Siempre hemos criticado, por lo
menos los de mi generación, lo despiadadamente competitivo que era el modelo
educativo norteamericano, donde el
objetivo parecía tanto formar al alumno como persona y como ciudadano, dotándole
de unos conocimientos y de una cultura, sino más bien conseguir que fuese el
mejor en todo y que la superación personal, algo en sí positivo, fuese el
equivalente de la superación a los demás. Los principios de este sistema
dejaban fuera de antemano todo lo que tenga que ver con el trabajo en equipo y
la colaboración, dado que el que se sienta a tu lado en el aula es un
competidor. Pues parece ser que el modelo de EE.UU. queda chico con lo que está
ocurriendo en Corea (la del Sur, por supuesto, la otra no es más que un sangriento
país de opereta), donde los estudiantes llevan tan en la sangre la
competitividad que acuden por las noches a clases clandestinas en academias, sí
he dicho bien, para seguir estudiando. El tema ha adquirido tal envergadura que
el gobierno coreano ha tenido que tomar cartas en el asunto persiguiendo la
actividad formativa nocturna como si fuera el juego o la prostitución.
Parece ser que todo este proceso
pernicioso tiene su origen en la importancia que se da a las altas calificaciones
académicas para poder entrar en las universidades; los alumnos con mejores
notas pueden entrar en las universidades más prestigiosas y, en consecuencia,
acceder a los trabajos mejor remunerados del mercado. Esto conlleva que los
niños y niñas coreanos tienen que hacer un sobreesfuerzo académico fuera de las
horas lectivas para poder optar a este “paraíso de los más brillantes”, y para
ello han proliferado por el país las academias nocturnas de refuerzo, lo que se
conoce como “educación en la sombra”. Se calcula que en 2010 el 74% de los
alumnos estaba asistiendo a algún tipo de escuela o academia privada después
del colegio, lo que equivale a un coste medio para las familias de 2.600 dólares
al año por escolar. La paradoja es que hay alumnos que se duermen en las clases
ordinarias del colegio para poder rendir en las clases nocturnas privadas.
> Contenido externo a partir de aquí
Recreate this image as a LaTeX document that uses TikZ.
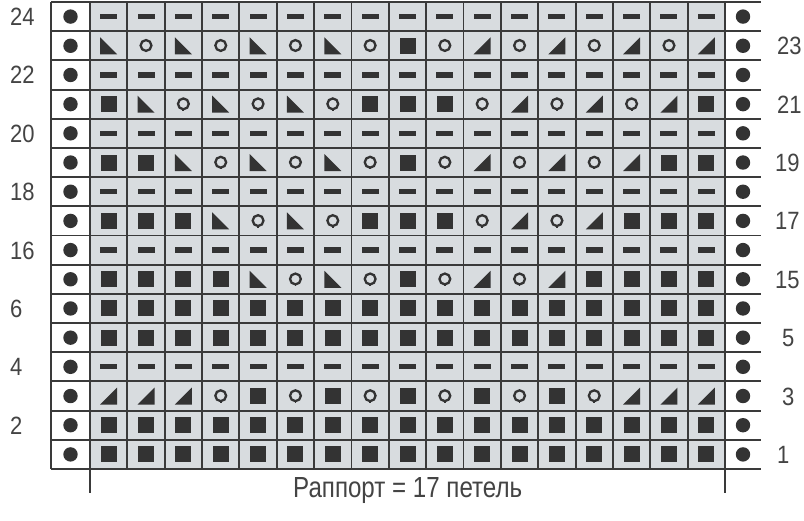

El gobierno ha empezado a ver
esta adicción al estudio como un problema social, hasta el punto de que ha
establecido un toque de queda para las academias after-hours, que se denominan hagwons, de forma que sufren redadas de
la policía como si se tratase de garitos ilegales. Esto desde el punto de vista
represivo (las hagwons estuvieron
prohibidas durante la dictadura de los años 80). Desde el punto de vista constructivo, las autoridades intentan
relajar, con mediano éxito, el culto a la calificación elevada que impera en el
entorno académico e intentar introducir otros valores “más humanos” para evaluar
al alumnado, como puede ser la capacidad creativa. A pesar que el propio Barack
Obama ha elogiado con aires de sana envidia los resultados académicos de los jóvenes
coreanos, que están a la cabeza en cualquier ranking internacional, desde Corea
del Sur se aprecia el fenómeno con justificada preocupación; en palabras de Lee
Ju-Ho, Ministro de Educación: “ustedes
los americanos ven el lado brillante del sistema coreano, pero los coreanos no
se sienten contentos con él”.
Y ahora mi preocupación es la
siguiente: dado que en este Brave New
World que se nos viene encima Asia cada vez se erige más como zona hegemónica
e influyente, ¿llegaremos a importar en la decadente Europa esos sistemas
formativos salvajes y deshumanizados?